Leaving out all pictures, please print only the lines from the one containing "Reproduce this chart with Altair." through the one containing "0.456, 0.442, 0.430]".

— Begin —

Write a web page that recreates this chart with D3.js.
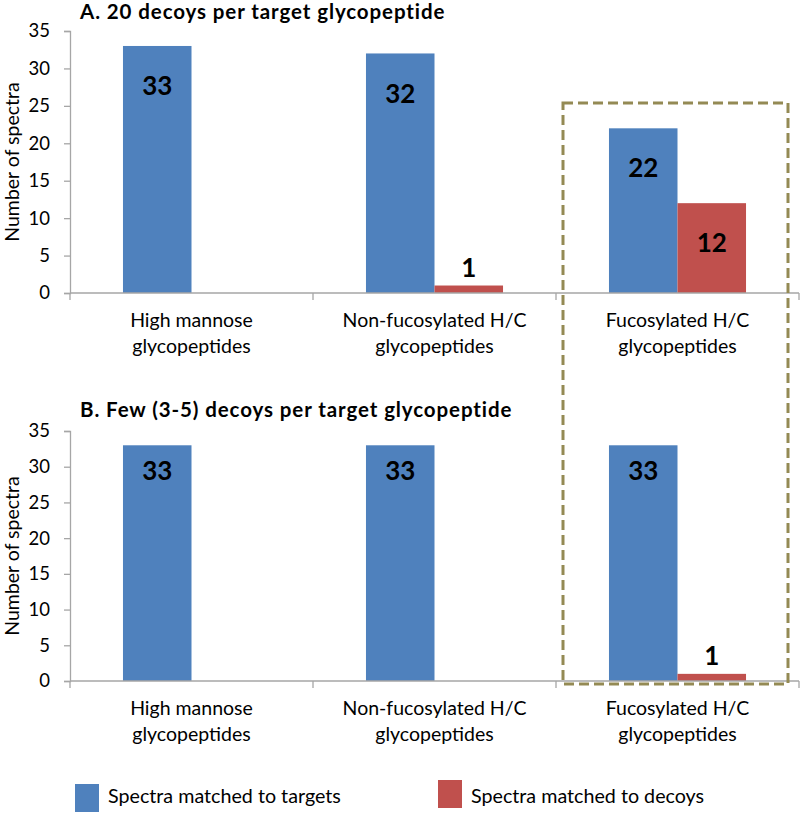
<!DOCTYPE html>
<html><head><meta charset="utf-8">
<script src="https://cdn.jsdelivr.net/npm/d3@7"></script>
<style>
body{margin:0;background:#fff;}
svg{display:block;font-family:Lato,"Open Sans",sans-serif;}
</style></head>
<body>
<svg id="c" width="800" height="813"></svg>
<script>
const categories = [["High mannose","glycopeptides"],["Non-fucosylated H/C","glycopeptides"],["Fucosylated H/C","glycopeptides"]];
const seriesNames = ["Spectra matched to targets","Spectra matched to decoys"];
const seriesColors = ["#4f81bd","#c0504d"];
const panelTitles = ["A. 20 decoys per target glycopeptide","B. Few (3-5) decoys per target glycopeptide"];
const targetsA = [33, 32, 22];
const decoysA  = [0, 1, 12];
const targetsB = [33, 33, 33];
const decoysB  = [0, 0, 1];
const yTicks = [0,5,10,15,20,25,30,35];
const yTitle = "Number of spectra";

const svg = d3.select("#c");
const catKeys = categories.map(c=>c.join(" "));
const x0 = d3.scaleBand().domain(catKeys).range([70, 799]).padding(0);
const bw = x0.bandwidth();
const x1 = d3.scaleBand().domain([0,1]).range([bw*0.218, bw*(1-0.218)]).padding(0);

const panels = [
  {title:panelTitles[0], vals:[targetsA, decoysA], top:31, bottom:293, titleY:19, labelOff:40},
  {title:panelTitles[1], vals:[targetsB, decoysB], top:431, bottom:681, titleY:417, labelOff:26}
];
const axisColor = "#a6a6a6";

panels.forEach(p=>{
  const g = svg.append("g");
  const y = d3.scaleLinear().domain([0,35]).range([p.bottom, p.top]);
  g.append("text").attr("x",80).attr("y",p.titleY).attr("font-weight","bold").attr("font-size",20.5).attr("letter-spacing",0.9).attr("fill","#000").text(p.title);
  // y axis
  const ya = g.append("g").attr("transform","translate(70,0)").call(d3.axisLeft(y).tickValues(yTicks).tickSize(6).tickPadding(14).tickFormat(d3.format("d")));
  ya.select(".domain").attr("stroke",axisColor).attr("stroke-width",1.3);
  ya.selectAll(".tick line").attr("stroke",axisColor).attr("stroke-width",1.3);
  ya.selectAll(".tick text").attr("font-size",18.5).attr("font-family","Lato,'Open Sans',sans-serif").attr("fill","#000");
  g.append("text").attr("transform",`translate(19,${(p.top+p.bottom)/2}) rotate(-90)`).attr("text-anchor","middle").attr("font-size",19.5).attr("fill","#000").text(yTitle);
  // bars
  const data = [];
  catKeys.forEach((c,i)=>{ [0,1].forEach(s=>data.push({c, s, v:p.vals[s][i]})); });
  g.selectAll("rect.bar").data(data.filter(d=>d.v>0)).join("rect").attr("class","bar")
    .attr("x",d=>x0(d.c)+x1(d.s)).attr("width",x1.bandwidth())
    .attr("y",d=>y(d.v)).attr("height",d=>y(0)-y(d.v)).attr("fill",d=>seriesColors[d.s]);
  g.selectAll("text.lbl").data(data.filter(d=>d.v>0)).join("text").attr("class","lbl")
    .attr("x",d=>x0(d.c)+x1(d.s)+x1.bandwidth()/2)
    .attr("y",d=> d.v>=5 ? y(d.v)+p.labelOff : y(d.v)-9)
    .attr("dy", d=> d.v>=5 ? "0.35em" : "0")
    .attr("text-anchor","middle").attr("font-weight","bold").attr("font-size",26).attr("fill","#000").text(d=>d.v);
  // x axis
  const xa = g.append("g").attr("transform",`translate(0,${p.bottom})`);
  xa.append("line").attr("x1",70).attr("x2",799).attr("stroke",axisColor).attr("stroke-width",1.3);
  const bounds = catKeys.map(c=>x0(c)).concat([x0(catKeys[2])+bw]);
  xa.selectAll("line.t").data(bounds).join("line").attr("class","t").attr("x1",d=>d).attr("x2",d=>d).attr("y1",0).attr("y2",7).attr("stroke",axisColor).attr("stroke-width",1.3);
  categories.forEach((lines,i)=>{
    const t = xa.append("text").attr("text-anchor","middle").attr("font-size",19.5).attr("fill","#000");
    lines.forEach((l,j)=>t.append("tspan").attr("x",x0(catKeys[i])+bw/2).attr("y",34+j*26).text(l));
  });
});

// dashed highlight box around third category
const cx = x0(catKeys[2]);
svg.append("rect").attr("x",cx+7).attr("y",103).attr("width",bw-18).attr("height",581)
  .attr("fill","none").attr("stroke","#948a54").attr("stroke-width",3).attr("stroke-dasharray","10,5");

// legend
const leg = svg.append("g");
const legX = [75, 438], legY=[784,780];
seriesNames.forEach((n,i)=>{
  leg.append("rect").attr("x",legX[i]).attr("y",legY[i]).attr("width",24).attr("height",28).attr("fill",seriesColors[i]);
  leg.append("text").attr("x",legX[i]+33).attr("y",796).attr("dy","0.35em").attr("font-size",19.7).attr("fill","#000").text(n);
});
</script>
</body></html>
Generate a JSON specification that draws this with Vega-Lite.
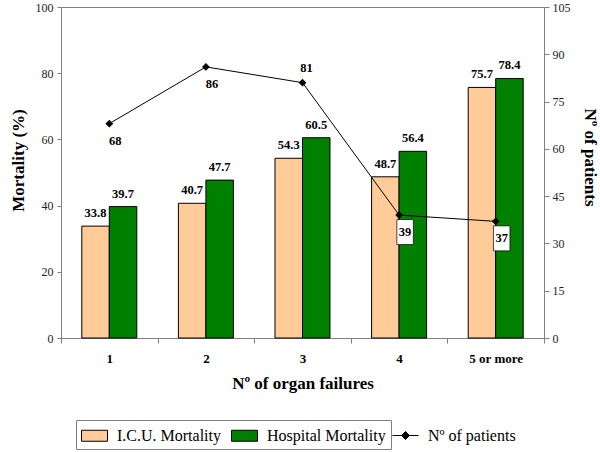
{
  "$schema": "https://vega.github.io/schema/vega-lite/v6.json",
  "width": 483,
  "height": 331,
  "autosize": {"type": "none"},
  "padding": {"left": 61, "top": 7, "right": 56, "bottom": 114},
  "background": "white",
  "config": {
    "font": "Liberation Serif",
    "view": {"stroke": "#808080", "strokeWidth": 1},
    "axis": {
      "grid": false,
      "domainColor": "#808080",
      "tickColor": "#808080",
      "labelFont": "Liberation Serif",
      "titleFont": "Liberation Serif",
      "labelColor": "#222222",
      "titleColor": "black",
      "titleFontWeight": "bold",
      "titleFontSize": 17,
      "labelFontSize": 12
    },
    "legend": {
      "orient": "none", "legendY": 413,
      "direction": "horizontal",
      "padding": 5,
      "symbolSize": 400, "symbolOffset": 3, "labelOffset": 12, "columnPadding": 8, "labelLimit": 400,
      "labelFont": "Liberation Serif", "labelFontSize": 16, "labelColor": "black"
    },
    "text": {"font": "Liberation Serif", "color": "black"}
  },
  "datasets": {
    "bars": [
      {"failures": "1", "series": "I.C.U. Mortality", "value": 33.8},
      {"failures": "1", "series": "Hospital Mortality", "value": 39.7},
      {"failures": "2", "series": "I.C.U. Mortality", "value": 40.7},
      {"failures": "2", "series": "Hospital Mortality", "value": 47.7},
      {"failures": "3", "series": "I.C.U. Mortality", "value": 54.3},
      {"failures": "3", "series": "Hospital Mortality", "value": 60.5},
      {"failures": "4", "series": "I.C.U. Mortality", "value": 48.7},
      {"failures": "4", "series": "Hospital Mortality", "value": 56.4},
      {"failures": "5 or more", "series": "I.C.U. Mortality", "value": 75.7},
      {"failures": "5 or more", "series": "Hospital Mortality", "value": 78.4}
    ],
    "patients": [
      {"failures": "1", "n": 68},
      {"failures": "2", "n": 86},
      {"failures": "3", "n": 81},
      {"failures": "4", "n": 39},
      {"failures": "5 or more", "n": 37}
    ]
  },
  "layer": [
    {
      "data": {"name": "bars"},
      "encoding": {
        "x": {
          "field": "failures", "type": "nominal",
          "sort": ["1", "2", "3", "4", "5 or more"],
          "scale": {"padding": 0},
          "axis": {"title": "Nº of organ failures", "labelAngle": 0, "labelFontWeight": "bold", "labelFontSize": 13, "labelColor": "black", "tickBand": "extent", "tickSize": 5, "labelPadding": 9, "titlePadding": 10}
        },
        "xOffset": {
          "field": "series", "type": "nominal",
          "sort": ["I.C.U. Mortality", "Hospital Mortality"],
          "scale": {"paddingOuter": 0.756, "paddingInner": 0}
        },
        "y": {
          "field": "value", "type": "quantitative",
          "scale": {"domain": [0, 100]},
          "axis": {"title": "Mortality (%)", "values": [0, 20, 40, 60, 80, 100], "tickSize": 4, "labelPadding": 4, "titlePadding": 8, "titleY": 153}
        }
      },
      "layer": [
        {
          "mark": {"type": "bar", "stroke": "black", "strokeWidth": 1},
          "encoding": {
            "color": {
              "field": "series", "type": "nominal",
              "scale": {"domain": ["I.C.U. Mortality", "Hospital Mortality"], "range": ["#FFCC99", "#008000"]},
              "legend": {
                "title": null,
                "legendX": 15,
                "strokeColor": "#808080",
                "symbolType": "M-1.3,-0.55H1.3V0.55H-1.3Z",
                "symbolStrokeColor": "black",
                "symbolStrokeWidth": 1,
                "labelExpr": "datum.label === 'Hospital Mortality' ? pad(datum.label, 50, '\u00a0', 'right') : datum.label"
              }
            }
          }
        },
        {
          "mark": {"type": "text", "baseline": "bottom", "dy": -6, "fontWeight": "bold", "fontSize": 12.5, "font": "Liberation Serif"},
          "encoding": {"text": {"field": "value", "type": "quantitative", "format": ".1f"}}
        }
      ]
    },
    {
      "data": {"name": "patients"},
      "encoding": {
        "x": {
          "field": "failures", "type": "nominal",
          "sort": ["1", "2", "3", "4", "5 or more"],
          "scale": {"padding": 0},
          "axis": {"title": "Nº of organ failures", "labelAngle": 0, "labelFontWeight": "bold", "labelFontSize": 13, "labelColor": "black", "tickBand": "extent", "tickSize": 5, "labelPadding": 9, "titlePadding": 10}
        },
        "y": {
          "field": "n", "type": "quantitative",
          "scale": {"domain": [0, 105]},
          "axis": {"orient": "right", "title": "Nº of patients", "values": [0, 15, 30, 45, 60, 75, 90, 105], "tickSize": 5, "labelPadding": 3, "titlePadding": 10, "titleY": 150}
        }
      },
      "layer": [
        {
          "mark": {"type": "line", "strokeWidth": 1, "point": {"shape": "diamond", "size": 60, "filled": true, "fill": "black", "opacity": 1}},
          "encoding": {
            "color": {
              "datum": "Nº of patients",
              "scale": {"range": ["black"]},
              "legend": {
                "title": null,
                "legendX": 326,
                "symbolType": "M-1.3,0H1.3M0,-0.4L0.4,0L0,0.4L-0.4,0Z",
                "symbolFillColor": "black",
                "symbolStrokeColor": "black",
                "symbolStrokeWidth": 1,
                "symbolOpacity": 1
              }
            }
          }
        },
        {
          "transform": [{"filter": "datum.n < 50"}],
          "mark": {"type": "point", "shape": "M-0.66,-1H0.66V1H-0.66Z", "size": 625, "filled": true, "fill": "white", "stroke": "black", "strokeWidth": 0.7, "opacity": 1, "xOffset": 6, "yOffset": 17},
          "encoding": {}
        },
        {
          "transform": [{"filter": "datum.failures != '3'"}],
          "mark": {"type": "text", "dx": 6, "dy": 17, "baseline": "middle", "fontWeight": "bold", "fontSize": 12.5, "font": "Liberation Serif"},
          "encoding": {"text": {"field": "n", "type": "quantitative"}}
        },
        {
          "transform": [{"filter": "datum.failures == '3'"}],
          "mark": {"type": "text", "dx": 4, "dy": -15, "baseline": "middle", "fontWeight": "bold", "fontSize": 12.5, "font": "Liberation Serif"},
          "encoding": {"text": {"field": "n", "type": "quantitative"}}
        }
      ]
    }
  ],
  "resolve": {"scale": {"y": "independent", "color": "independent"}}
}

— End —
— Begin —

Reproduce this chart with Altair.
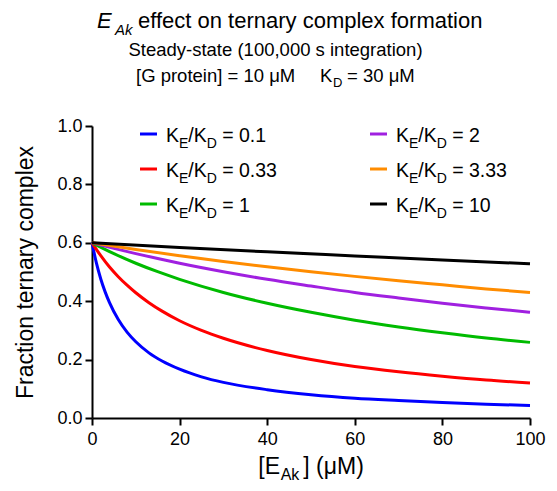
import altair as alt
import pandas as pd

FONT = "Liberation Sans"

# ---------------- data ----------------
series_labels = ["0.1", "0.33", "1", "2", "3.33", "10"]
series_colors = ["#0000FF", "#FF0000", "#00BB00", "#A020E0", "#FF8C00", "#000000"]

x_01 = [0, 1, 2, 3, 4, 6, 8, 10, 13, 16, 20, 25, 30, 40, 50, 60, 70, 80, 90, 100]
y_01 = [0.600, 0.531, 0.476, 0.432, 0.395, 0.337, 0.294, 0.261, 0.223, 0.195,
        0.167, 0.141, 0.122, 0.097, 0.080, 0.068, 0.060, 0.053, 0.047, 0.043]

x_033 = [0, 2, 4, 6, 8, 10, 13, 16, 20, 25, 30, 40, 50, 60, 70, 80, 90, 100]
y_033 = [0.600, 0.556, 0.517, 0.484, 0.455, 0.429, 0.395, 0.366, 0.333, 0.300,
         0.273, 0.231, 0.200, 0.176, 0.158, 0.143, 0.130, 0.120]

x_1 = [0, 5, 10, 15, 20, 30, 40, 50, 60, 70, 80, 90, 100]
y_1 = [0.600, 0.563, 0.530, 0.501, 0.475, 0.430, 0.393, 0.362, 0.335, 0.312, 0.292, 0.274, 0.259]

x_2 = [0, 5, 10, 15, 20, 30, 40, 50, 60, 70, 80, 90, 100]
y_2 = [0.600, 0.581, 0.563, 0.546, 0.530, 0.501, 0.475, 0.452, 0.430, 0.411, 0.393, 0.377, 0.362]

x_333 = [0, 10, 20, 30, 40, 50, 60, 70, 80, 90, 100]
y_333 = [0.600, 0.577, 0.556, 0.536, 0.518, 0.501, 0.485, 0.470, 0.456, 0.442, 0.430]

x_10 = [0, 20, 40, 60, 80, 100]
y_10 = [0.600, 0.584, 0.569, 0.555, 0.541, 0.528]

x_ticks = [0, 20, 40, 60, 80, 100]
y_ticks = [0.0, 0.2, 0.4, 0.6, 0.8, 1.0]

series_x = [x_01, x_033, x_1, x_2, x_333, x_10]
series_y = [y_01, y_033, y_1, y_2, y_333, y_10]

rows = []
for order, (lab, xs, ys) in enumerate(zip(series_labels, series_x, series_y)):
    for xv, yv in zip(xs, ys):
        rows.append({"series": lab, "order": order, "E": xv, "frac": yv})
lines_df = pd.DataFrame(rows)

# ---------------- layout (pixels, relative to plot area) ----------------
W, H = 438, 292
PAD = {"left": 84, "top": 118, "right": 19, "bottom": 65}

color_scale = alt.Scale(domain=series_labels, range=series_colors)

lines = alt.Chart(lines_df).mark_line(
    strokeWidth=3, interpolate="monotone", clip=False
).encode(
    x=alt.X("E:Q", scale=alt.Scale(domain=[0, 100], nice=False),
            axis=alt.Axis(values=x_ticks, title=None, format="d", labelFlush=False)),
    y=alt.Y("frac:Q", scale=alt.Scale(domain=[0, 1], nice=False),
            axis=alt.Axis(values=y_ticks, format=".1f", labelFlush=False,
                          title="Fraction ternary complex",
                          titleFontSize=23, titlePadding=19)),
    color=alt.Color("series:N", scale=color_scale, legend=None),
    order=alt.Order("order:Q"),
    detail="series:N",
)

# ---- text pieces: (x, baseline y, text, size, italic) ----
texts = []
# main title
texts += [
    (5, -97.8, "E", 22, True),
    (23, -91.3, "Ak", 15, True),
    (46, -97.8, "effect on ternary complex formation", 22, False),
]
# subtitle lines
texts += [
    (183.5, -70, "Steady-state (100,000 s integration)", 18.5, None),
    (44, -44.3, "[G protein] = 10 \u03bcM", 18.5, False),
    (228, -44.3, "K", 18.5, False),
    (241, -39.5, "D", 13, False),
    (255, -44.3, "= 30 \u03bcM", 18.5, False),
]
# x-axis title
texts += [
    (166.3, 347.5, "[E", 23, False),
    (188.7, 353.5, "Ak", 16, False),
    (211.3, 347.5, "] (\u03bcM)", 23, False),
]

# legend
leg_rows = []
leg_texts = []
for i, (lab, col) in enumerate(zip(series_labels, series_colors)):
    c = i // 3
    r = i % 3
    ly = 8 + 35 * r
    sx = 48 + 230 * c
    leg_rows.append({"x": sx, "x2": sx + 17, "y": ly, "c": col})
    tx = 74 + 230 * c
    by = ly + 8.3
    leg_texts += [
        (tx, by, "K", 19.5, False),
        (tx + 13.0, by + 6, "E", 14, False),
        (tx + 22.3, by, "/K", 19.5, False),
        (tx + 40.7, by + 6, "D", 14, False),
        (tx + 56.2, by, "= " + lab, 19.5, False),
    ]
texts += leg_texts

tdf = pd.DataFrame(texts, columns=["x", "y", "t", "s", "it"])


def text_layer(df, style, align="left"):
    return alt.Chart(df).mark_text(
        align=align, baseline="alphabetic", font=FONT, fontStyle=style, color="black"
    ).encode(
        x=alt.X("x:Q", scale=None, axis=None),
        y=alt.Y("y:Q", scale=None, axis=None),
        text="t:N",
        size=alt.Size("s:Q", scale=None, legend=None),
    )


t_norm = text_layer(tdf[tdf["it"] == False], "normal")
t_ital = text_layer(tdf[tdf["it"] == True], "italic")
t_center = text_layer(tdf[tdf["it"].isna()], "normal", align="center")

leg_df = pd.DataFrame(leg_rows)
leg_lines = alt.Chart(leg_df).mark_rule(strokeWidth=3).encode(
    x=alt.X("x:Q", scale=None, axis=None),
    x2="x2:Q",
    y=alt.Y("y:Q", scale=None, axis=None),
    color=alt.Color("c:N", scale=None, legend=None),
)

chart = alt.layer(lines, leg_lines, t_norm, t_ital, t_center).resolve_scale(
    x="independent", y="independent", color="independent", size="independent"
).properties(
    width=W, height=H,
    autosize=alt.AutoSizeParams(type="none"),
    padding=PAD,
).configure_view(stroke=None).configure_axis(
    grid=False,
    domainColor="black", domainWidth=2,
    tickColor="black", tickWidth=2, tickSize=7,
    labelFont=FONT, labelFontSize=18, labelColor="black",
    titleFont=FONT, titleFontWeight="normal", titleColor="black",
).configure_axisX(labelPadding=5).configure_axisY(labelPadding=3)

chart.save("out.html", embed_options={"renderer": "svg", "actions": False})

— End —

**Response to this task**
Reproduce this chart with Altair.
import altair as alt
import pandas as pd

FONT = "Liberation Sans"

# ---------------- data ----------------
series_labels = ["0.1", "0.33", "1", "2", "3.33", "10"]
series_colors = ["#0000FF", "#FF0000", "#00BB00", "#A020E0", "#FF8C00", "#000000"]

x_01 = [0, 1, 2, 3, 4, 6, 8, 10, 13, 16, 20, 25, 30, 40, 50, 60, 70, 80, 90, 100]
y_01 = [0.600, 0.531, 0.476, 0.432, 0.395, 0.337, 0.294, 0.261, 0.223, 0.195,
        0.167, 0.141, 0.122, 0.097, 0.080, 0.068, 0.060, 0.053, 0.047, 0.043]

x_033 = [0, 2, 4, 6, 8, 10, 13, 16, 20, 25, 30, 40, 50, 60, 70, 80, 90, 100]
y_033 = [0.600, 0.556, 0.517, 0.484, 0.455, 0.429, 0.395, 0.366, 0.333, 0.300,
         0.273, 0.231, 0.200, 0.176, 0.158, 0.143, 0.130, 0.120]

x_1 = [0, 5, 10, 15, 20, 30, 40, 50, 60, 70, 80, 90, 100]
y_1 = [0.600, 0.563, 0.530, 0.501, 0.475, 0.430, 0.393, 0.362, 0.335, 0.312, 0.292, 0.274, 0.259]

x_2 = [0, 5, 10, 15, 20, 30, 40, 50, 60, 70, 80, 90, 100]
y_2 = [0.600, 0.581, 0.563, 0.546, 0.530, 0.501, 0.475, 0.452, 0.430, 0.411, 0.393, 0.377, 0.362]

x_333 = [0, 10, 20, 30, 40, 50, 60, 70, 80, 90, 100]
y_333 = [0.600, 0.577, 0.556, 0.536, 0.518, 0.501, 0.485, 0.470, 0.456, 0.442, 0.430]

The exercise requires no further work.